# Given instruction
Extract only the lines running from the top of the entries to the line that holds "A_pemt_err = [0, 0.02, 0.02, 0.02, 0.005, 0.004, 0.003, 0.003]". Include that line and omit the pictures.

# Collection entries
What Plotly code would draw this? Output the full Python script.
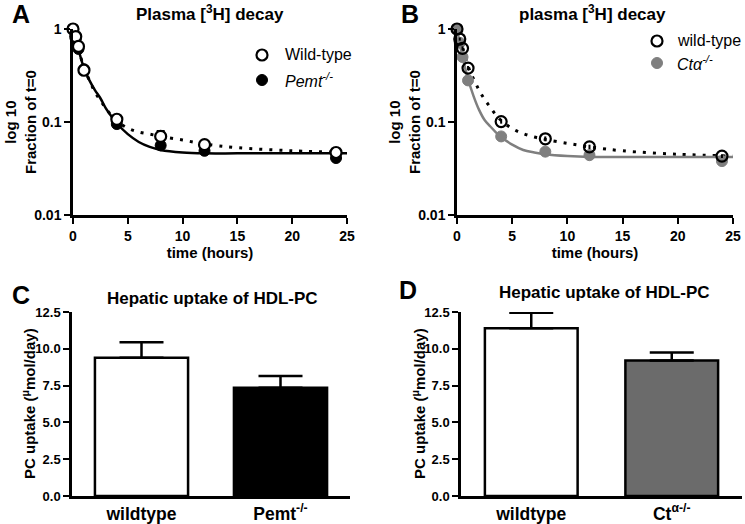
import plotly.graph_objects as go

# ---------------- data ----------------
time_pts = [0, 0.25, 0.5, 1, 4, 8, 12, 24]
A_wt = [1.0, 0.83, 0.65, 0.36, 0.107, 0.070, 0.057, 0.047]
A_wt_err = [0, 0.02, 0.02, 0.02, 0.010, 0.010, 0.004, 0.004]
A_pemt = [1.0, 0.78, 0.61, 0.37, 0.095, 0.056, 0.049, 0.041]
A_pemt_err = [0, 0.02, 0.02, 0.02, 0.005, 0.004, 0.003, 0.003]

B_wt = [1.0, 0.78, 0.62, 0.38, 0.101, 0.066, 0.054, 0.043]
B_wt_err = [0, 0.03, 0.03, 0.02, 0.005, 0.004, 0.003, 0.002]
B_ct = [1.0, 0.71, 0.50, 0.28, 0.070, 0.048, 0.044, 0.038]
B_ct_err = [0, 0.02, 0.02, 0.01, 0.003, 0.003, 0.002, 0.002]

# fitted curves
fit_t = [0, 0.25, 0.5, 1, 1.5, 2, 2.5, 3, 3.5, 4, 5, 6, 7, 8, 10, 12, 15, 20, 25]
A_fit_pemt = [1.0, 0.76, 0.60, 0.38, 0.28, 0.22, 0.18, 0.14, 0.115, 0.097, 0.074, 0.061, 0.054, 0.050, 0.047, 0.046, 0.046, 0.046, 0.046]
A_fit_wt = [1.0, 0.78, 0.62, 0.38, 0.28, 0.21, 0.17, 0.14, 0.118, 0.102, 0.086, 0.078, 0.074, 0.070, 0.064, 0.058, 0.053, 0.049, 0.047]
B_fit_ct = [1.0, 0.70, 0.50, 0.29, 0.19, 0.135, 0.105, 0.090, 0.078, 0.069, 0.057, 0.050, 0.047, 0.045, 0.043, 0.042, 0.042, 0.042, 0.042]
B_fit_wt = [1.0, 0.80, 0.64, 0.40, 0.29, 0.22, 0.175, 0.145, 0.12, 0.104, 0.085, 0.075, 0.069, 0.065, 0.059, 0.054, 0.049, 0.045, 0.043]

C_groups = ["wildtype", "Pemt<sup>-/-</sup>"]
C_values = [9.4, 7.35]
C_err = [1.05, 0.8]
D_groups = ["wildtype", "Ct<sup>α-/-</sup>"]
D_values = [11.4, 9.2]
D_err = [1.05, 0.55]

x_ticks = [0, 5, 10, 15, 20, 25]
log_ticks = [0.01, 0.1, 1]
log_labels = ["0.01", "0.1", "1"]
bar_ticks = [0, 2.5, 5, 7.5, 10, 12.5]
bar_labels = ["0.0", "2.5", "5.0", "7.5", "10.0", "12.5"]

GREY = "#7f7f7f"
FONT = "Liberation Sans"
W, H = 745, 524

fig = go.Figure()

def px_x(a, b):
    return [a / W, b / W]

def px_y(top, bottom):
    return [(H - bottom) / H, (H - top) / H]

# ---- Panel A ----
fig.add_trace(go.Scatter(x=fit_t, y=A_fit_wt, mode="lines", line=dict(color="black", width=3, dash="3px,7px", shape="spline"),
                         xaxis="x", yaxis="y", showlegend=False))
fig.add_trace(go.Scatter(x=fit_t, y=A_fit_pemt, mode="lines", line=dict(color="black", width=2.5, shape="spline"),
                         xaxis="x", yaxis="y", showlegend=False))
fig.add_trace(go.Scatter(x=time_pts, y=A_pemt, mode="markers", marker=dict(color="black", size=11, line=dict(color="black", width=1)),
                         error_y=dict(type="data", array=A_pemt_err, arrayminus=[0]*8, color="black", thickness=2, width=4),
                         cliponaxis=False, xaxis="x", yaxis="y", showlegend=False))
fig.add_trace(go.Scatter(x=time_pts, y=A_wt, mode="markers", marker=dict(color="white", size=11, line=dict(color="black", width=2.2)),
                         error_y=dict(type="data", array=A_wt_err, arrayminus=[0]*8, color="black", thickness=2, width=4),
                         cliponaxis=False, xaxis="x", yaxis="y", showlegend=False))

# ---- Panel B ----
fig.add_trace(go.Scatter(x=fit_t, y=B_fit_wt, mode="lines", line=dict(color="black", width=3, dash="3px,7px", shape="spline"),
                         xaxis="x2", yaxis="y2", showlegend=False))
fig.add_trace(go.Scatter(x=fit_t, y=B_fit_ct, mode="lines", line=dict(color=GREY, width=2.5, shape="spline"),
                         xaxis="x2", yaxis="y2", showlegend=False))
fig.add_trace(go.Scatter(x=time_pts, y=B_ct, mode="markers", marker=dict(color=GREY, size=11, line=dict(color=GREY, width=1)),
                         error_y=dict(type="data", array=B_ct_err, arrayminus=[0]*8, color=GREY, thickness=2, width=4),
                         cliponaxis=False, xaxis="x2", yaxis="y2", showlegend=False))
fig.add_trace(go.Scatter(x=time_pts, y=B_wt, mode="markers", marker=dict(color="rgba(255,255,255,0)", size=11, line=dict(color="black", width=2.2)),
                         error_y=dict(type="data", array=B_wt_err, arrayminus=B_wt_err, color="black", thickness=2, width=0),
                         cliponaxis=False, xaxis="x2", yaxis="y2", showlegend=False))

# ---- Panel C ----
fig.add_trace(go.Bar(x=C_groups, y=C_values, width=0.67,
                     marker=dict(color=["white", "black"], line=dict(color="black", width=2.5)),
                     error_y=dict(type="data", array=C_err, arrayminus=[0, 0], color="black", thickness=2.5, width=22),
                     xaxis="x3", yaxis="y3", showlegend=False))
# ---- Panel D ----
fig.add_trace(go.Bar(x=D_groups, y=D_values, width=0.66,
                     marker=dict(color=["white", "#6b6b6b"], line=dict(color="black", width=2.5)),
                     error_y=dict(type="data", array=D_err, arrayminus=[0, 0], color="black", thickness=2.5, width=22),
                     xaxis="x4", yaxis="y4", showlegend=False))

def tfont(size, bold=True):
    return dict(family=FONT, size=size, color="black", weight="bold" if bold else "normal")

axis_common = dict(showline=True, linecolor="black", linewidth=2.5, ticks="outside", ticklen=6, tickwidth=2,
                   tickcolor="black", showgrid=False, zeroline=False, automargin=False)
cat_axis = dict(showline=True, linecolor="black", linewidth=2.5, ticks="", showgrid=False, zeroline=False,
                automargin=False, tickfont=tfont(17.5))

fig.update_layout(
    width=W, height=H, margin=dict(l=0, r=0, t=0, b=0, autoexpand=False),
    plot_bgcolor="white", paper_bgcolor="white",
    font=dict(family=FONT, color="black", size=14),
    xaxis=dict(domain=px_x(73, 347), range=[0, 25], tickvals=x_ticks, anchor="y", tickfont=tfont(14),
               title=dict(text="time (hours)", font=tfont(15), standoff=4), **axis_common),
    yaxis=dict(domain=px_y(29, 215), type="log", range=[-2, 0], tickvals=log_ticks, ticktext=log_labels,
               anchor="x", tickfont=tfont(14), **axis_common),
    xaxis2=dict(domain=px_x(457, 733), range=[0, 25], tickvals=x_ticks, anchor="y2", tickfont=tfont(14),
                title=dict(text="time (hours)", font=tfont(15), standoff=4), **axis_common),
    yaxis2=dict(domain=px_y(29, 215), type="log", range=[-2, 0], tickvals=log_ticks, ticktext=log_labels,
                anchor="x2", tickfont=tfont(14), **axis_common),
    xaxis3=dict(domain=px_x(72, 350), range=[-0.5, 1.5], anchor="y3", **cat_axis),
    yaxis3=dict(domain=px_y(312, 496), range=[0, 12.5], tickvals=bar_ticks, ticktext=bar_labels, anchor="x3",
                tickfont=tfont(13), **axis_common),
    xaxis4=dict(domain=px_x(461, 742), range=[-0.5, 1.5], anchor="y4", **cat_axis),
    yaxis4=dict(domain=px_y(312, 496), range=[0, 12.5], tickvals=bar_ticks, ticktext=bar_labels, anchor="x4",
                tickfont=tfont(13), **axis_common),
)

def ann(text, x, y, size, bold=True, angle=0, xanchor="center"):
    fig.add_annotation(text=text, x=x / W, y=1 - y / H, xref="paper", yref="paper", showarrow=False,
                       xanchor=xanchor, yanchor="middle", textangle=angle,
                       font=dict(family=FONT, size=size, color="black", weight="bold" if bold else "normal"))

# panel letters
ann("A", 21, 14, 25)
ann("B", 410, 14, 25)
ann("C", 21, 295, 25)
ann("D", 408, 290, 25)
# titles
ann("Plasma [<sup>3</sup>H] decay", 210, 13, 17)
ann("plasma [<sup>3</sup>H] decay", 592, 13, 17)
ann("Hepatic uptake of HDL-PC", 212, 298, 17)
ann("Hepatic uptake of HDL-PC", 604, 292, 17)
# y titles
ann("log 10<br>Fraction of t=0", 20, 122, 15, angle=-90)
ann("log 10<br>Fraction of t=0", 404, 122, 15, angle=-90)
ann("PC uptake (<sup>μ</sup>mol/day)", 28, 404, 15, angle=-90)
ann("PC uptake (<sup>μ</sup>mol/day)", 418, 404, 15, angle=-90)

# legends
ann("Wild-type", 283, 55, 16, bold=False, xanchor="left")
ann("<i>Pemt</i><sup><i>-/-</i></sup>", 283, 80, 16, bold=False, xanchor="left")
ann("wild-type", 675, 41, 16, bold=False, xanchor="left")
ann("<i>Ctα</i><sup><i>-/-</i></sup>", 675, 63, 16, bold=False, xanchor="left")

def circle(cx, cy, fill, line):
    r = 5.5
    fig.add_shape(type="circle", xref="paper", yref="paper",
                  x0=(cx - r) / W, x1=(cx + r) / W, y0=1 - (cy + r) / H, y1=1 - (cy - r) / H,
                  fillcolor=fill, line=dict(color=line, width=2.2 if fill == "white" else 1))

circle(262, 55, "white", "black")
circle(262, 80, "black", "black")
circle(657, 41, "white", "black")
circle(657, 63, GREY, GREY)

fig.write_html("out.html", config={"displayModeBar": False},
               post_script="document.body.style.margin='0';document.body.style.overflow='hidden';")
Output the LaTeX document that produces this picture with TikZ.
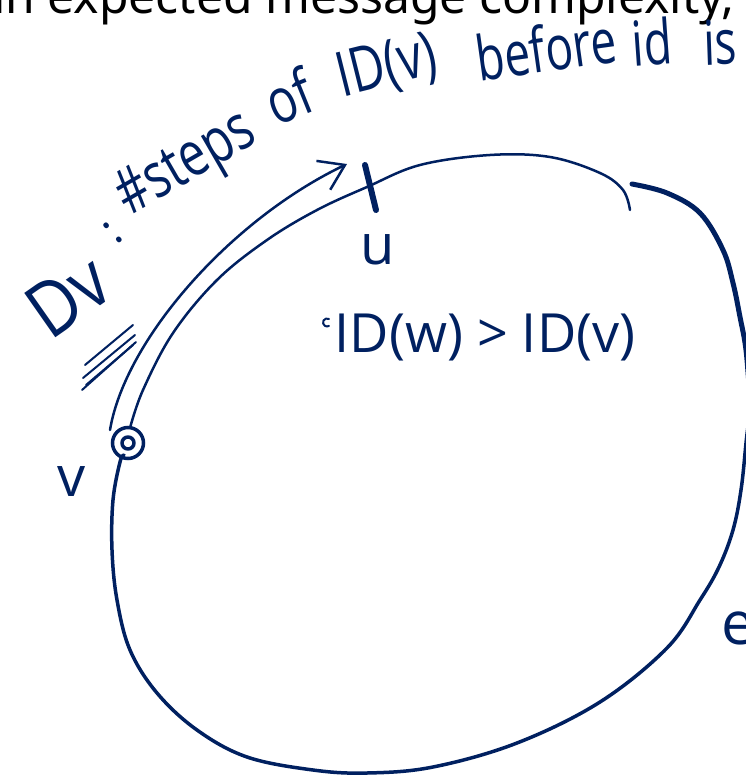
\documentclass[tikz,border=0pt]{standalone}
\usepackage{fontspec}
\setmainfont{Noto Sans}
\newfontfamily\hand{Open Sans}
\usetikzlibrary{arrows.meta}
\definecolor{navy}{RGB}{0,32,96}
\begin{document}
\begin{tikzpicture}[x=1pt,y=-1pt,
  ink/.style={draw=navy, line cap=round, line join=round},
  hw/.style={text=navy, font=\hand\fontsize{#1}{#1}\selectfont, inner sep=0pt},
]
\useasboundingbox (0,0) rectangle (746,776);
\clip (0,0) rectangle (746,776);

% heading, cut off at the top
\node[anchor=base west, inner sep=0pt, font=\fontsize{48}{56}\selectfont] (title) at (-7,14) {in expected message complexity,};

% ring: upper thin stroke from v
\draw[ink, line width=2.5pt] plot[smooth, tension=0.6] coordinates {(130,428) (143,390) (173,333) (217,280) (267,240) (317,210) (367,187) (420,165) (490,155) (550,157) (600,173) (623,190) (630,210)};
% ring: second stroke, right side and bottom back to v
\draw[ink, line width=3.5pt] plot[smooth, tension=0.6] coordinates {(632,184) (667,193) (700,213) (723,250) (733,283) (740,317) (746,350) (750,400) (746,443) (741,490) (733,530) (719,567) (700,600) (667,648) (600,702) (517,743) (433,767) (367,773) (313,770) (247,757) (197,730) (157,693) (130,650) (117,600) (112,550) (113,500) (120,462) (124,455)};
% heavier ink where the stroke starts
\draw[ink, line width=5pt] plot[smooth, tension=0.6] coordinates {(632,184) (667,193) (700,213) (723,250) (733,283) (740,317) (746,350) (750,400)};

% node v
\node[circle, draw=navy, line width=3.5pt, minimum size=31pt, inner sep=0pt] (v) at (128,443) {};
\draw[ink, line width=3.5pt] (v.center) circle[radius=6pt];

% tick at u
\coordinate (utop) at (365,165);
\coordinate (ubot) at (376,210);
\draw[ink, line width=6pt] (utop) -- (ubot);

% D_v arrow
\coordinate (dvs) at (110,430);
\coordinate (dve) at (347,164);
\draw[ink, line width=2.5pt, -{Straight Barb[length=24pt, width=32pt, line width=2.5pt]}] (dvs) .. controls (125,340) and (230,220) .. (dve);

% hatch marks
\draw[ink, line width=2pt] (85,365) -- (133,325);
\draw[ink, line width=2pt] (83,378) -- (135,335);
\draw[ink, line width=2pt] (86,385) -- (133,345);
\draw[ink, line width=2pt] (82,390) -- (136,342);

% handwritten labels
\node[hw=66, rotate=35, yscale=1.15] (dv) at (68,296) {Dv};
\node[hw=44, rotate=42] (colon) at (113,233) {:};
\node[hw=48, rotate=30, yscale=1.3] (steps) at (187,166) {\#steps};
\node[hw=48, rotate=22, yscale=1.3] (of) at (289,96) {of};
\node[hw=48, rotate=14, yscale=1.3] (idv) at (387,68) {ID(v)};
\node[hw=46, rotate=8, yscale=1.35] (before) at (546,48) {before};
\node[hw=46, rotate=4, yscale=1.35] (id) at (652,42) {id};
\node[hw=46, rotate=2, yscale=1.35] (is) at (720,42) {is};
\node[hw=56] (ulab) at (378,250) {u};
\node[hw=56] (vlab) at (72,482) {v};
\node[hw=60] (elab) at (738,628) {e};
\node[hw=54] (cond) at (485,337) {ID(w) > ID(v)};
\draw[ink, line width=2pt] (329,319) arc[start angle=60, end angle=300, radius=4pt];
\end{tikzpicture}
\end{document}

# The reply
What Plotly code would draw this? Output the full Python script.
import plotly.graph_objects as go

# ---------------- data ----------------
time_pts = [0, 0.25, 0.5, 1, 4, 8, 12, 24]
A_wt = [1.0, 0.83, 0.65, 0.36, 0.107, 0.070, 0.057, 0.047]
A_wt_err = [0, 0.02, 0.02, 0.02, 0.010, 0.010, 0.004, 0.004]
A_pemt = [1.0, 0.78, 0.61, 0.37, 0.095, 0.056, 0.049, 0.041]
A_pemt_err = [0, 0.02, 0.02, 0.02, 0.005, 0.004, 0.003, 0.003]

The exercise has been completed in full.